The financial concept the quote points to is concentration risk combined with sequence risk. Time in the market only rewards you if you can stay in the market. A 58-year-old with $800,000 saved who put half into a single high-beta name watched that $400,000 become $40,000 during a 90% drawdown. If that happens in the first five years of retirement, no recovery curve fixes the withdrawals already taken at the bottom.
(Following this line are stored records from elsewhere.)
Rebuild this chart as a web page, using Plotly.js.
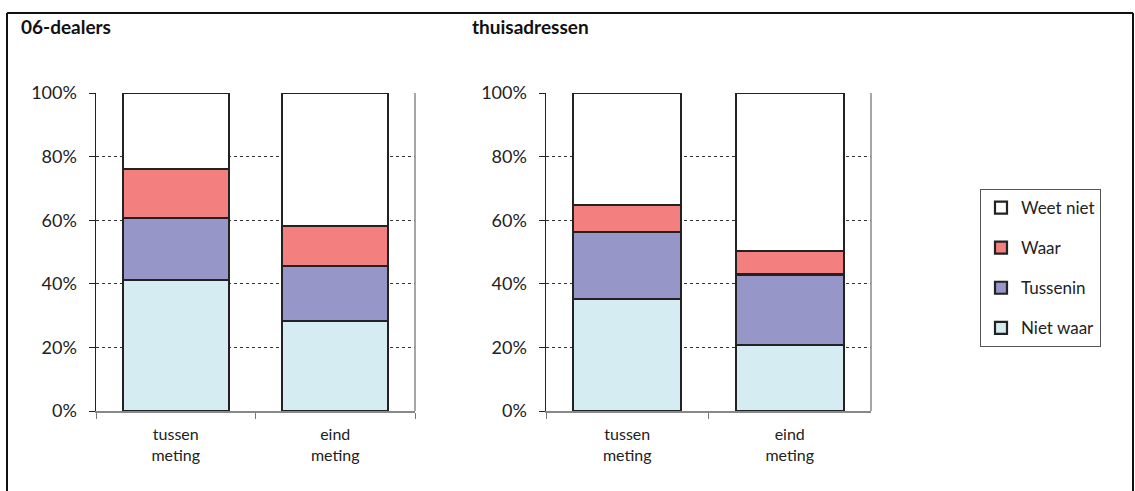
<!DOCTYPE html>
<html>
<head>
<meta charset="utf-8">
<script src="https://cdn.plot.ly/plotly-3.0.1.min.js"></script>
<style>html,body{margin:0;padding:0;background:#fff;}#chart{width:1135px;height:491px;}</style>
</head>
<body>
<div id="chart"></div>
<script>
const categories = ["tussen<br>meting", "eind<br>meting"];
const panels = ["06-dealers", "thuisadressen"];
const seriesNames = ["Niet waar", "Tussenin", "Waar", "Weet niet"];
const seriesColors = ["#D4ECF2", "#9696C8", "#F47F7F", "#FFFFFF"];
// values in %, per series: [tussen meting, eind meting]
const dealersNietWaar = [41.2, 28.4];
const dealersTussenin = [19.6, 17.2];
const dealersWaar = [15.2, 12.5];
const dealersWeetNiet = [24.0, 41.9];
const thuisNietWaar = [35.1, 20.7];
const thuisTussenin = [21.3, 22.2];
const thuisWaar = [8.5, 7.5];
const thuisWeetNiet = [35.1, 49.6];

const dealers = [dealersNietWaar, dealersTussenin, dealersWaar, dealersWeetNiet];
const thuis = [thuisNietWaar, thuisTussenin, thuisWaar, thuisWeetNiet];

const W = 1135, H = 491;
const FONT = "Lato, 'DejaVu Sans', sans-serif";
const traces = [];
[dealers, thuis].forEach((panel, p) => {
  panel.forEach((vals, i) => {
    traces.push({
      type: "bar",
      x: categories,
      y: vals,
      name: seriesNames[i],
      legendgroup: seriesNames[i],
      legendrank: 100 - i,
      showlegend: p === 0,
      xaxis: p === 0 ? "x" : "x2",
      yaxis: p === 0 ? "y" : "y2",
      marker: {color: seriesColors[i], line: {color: "#222", width: 2.2}},
      hoverinfo: "skip"
    });
  });
});

const yDom = [1 - 411 / H, 1 - 93 / H];
const xAxisBase = {
  type: "category",
  tickson: "boundaries",
  ticks: "outside",
  ticklen: 6,
  tickcolor: "#777",
  showline: true,
  linecolor: "#888",
  linewidth: 1.5,
  showgrid: false,
  ticklabelstandoff: 8,
  tickfont: {family: FONT, size: 16, color: "#222"},
  fixedrange: true
};
const yAxisBase = {
  range: [0, 100],
  tickvals: [0, 20, 40, 60, 80, 100],
  ticktext: ["0%", "20%", "40%", "60%", "80%", "100%"],
  ticks: "outside",
  ticklen: 6,
  tickcolor: "#222",
  showline: true,
  linecolor: "#222",
  linewidth: 1.5,
  showgrid: true,
  gridcolor: "#333",
  griddash: "dot",
  gridwidth: 1,
  zeroline: false,
  ticklabelstandoff: 8,
  tickfont: {family: FONT, size: 18, color: "#222"},
  domain: yDom,
  fixedrange: true
};

const px = v => v / W, py = v => 1 - v / H;
const layout = {
  width: W, height: H,
  margin: {l: 0, r: 0, t: 0, b: 0},
  paper_bgcolor: "#fff", plot_bgcolor: "#fff",
  barmode: "stack",
  bargap: 0.335,
  font: {family: FONT, color: "#222"},
  xaxis: Object.assign({}, xAxisBase, {domain: [px(96), px(415)], anchor: "y"}),
  yaxis: Object.assign({}, yAxisBase, {anchor: "x"}),
  xaxis2: Object.assign({}, xAxisBase, {domain: [px(546), px(871)], anchor: "y2"}),
  yaxis2: Object.assign({}, yAxisBase, {anchor: "x2"}),
  showlegend: true,
  legend: {
    x: px(980), y: py(189), xanchor: "left", yanchor: "top",
    traceorder: "grouped",
    tracegroupgap: 15,
    bordercolor: "#555", borderwidth: 1, bgcolor: "#fff",
    font: {family: FONT, size: 17, color: "#222"},
    itemwidth: 30
  },
  annotations: [
    {text: "<b>" + panels[0] + "</b>", xref: "paper", yref: "paper", x: px(19), y: py(27), xanchor: "left", yanchor: "middle", showarrow: false, font: {family: FONT, size: 19, color: "#111"}},
    {text: "<b>" + panels[1] + "</b>", xref: "paper", yref: "paper", x: px(470), y: py(27), xanchor: "left", yanchor: "middle", showarrow: false, font: {family: FONT, size: 19, color: "#111"}}
  ],
  shapes: [
    {type: "line", xref: "paper", yref: "paper", x0: px(7), x1: px(7), y0: py(13), y1: 0, line: {color: "#111", width: 2}},
    {type: "line", xref: "paper", yref: "paper", x0: px(7), x1: px(1133), y0: py(13), y1: py(13), line: {color: "#111", width: 2}},
    {type: "line", xref: "paper", yref: "paper", x0: px(1133), x1: px(1133), y0: py(13), y1: 0, line: {color: "#111", width: 2}},
    {type: "line", xref: "x domain", yref: "y domain", x0: 1, x1: 1, y0: 0, y1: 1, line: {color: "#888", width: 1.5}},
    {type: "line", xref: "x2 domain", yref: "y2 domain", x0: 1, x1: 1, y0: 0, y1: 1, line: {color: "#888", width: 1.5}}
  ]
};

Plotly.newPlot("chart", traces, layout, {displayModeBar: false, staticPlot: true});
</script>
</body>
</html>
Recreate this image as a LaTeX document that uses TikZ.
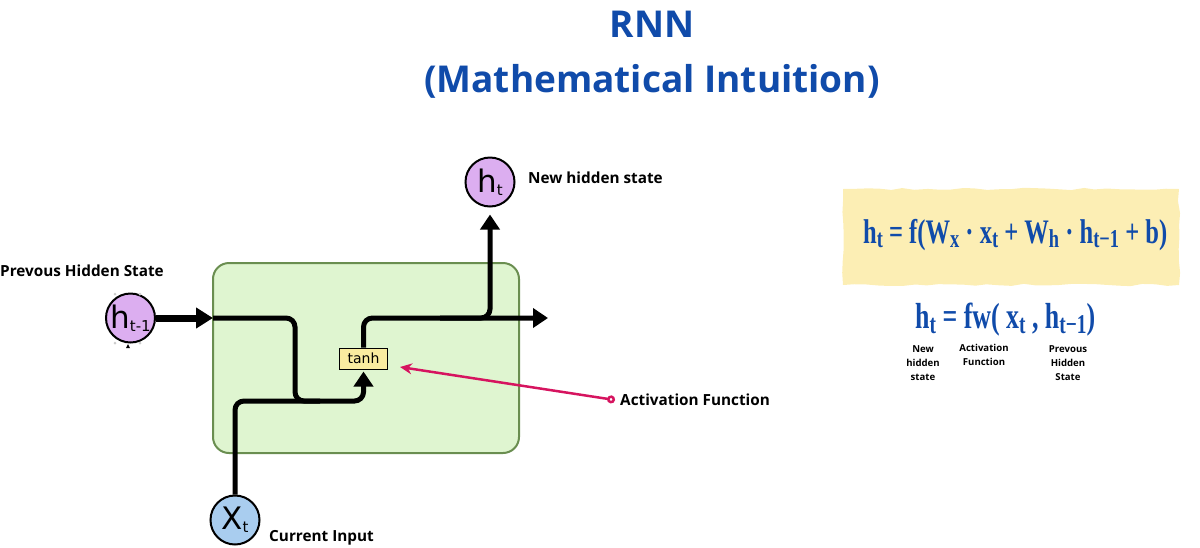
\documentclass[tikz,border=0pt]{standalone}
\usepackage{fontspec}
\setmainfont{Open Sans}
\newfontfamily\circfont{DejaVu Sans}
\newfontfamily\formfont{Liberation Serif}
\usetikzlibrary{arrows.meta,decorations.pathmorphing}
\definecolor{titleblue}{RGB}{16,75,170}
\definecolor{cellfill}{RGB}{223,245,208}
\definecolor{celldraw}{RGB}{106,142,80}
\definecolor{purplec}{RGB}{220,174,240}
\definecolor{bluec}{RGB}{169,205,239}
\definecolor{tanhfill}{RGB}{250,236,160}
\definecolor{pinkc}{RGB}{214,20,95}
\definecolor{yellowbg}{RGB}{252,238,180}
\newcommand\lsub[1]{\raisebox{-0.14em}{\scalebox{0.75}{#1}}}
\newcommand\csub[1]{\raisebox{-0.1em}{\fontsize{15}{15}\selectfont #1}}
\tikzset{
  titlestyle/.style={text=titleblue, font=\bfseries\fontsize{37}{40}\selectfont, inner sep=0pt, anchor=base},
  lbl/.style={font=\bfseries\fontsize{15.3}{17}\selectfont, inner sep=0pt, anchor=west},
  smalllbl/.style={font=\bfseries\fontsize{9.6}{14}\selectfont, align=center, inner sep=0pt},
  cellbox/.style={draw=celldraw, fill=cellfill, line width=2pt, rounded corners=16pt, inner sep=0pt},
  state/.style={circle, draw=black, line width=2pt, minimum size=49pt, inner sep=0pt, font=\circfont\fontsize{31}{31}\selectfont},
  flow/.style={line width=5pt, rounded corners=9pt},
  tipa/.style={-{Triangle[length=15pt,width=19pt]}},
  bigarrow/.style={line width=7pt, -{Triangle[length=17pt,width=20pt]}},
  tanhbox/.style={draw=black, line width=1pt, fill=tanhfill, minimum width=48pt, minimum height=21pt, inner sep=0pt, font=\circfont\fontsize{14}{14}\selectfont},
  pinkarrow/.style={draw=pinkc, line width=2.5pt, {Circle[open,length=8pt,width=8pt]}-{Stealth[length=12pt,width=11pt]}},
  formula/.style={text=titleblue, inner sep=0pt, anchor=base west},
  yellowbox/.style={fill=yellowbg, decorate, decoration={random steps, segment length=12pt, amplitude=1.2pt}, minimum width=336pt, minimum height=96pt, inner sep=0pt}
}
\begin{document}
\begin{tikzpicture}[x=1pt,y=-1pt]
\useasboundingbox (0,0) rectangle (1200,547);
% title
\node[titlestyle] (t1) at (652,37) {RNN};
\node[titlestyle] (t2) at (652,92) {(Mathematical Intuition)};
% cell
\node[cellbox, minimum width=306pt, minimum height=190pt] (cell) at (366,358) {};
% states
\node[state, fill=purplec] (hp) at (130.5,318) {h\csub{t-1}};
\node[state, fill=purplec] (ht) at (490,182) {h\csub{t}};
\node[state, fill=bluec] (xt) at (235,520) {X\csub{t}};
% selection marks
\foreach \p in {(115,294),(140,294),(115,343),(140,343)} \fill[gray!40] \p circle (1.5pt);
\fill[black] (128,344) -- (126,348) -- (130,348) -- cycle;
% labels
\node[lbl] (lp) at (0,271) {Prevous Hidden State};
\node[lbl] (lh) at (528,178) {New hidden state};
\node[lbl] (lx) at (269,538) {Current Input};
% tanh
\node[tanhbox] (tanh) at (363.5,358.5) {tanh};
% flows
\coordinate (cin) at (213,318);
\coordinate (out) at (548,318);
\coordinate (br) at (440,318);
\draw[bigarrow] (hp.east) -- (cin);
\draw[flow] (xt.north) -- (235,401) -- (320,401);
\draw[flow, tipa, shorten >=2pt] (cin) -- (295,318) -- (295,401) -- (363.5,401) -- (tanh.south);
\draw[flow, tipa] (tanh.north) |- (out);
\draw[flow, tipa, shorten >=7pt] (br) -| (ht.south);
% activation pointer
\coordinate (actp) at (615,400);
\coordinate (actend) at (400,367);
\draw[pinkarrow] (actp) -- (actend);
\node[lbl] (la) at (620,400) {Activation Function};
% formulas
\node[yellowbox] (fbox) at (1011,237) {};
\node[formula, font=\formfont\bfseries\fontsize{30}{30}\selectfont] (f1) at (863,243)
  {\scalebox{1}[1.4]{\resizebox{304pt}{!}{h\lsub{t} = f(W\lsub{x} · x\lsub{t} + W\lsub{h} · h\lsub{t−1} + b)}}};
\node[formula, font=\formfont\bfseries\fontsize{26}{26}\selectfont] (f2) at (915,328)
  {\scalebox{1}[1.4]{\resizebox{180pt}{!}{h\lsub{t} = fw( x\lsub{t} , h\lsub{t−1})}}};
\node[smalllbl] (n1) at (923,363) {New\\hidden\\state};
\node[smalllbl] (n2) at (984,355) {Activation\\Function};
\node[smalllbl] (n3) at (1068,363) {Prevous\\Hidden\\State};
\end{tikzpicture}
\end{document}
Who does the “hold through anything” advice fit

  1. Accumulators with 20-plus years of runway and steady contributions. Drawdowns become buying windows. The math of dollar-cost averaging into a recovering business does the heavy lifting.
  2. Investors whose position is small enough to fail. A 3% to 5% allocation to a volatile single name lets you sit through a 90% loss without touching your retirement plan.
  3. Anyone within ten years of relying on the money. Sequence risk dominates. NVIDIA’s 2.335 beta and 52-week range of roughly $111 to $217 are not retiree-friendly inputs, regardless of fundamentals.
  4. Investors are using concentrated positions to fund near-term spending. The recovery math does not care how good the business is.

What to actually do

Pull up your brokerage statement and add up every position tied to a single company, including employer stock and ETFs with heavy overlap. If any one name represents more than 10% of the money you will need within ten years, write down what your balance becomes after a 90% drop and ask whether your plan still works.

NVIDIA’s fundamentals are strong: four straight quarterly beats, Q4 revenue of $68.13 billion, and analyst targets near $269. None of that changes the recovery math if you own too much and need the money too soon.

Huang’s bet paid off because he had time, control, and nothing else to lose. Most investors have at least one of those constraints inverted.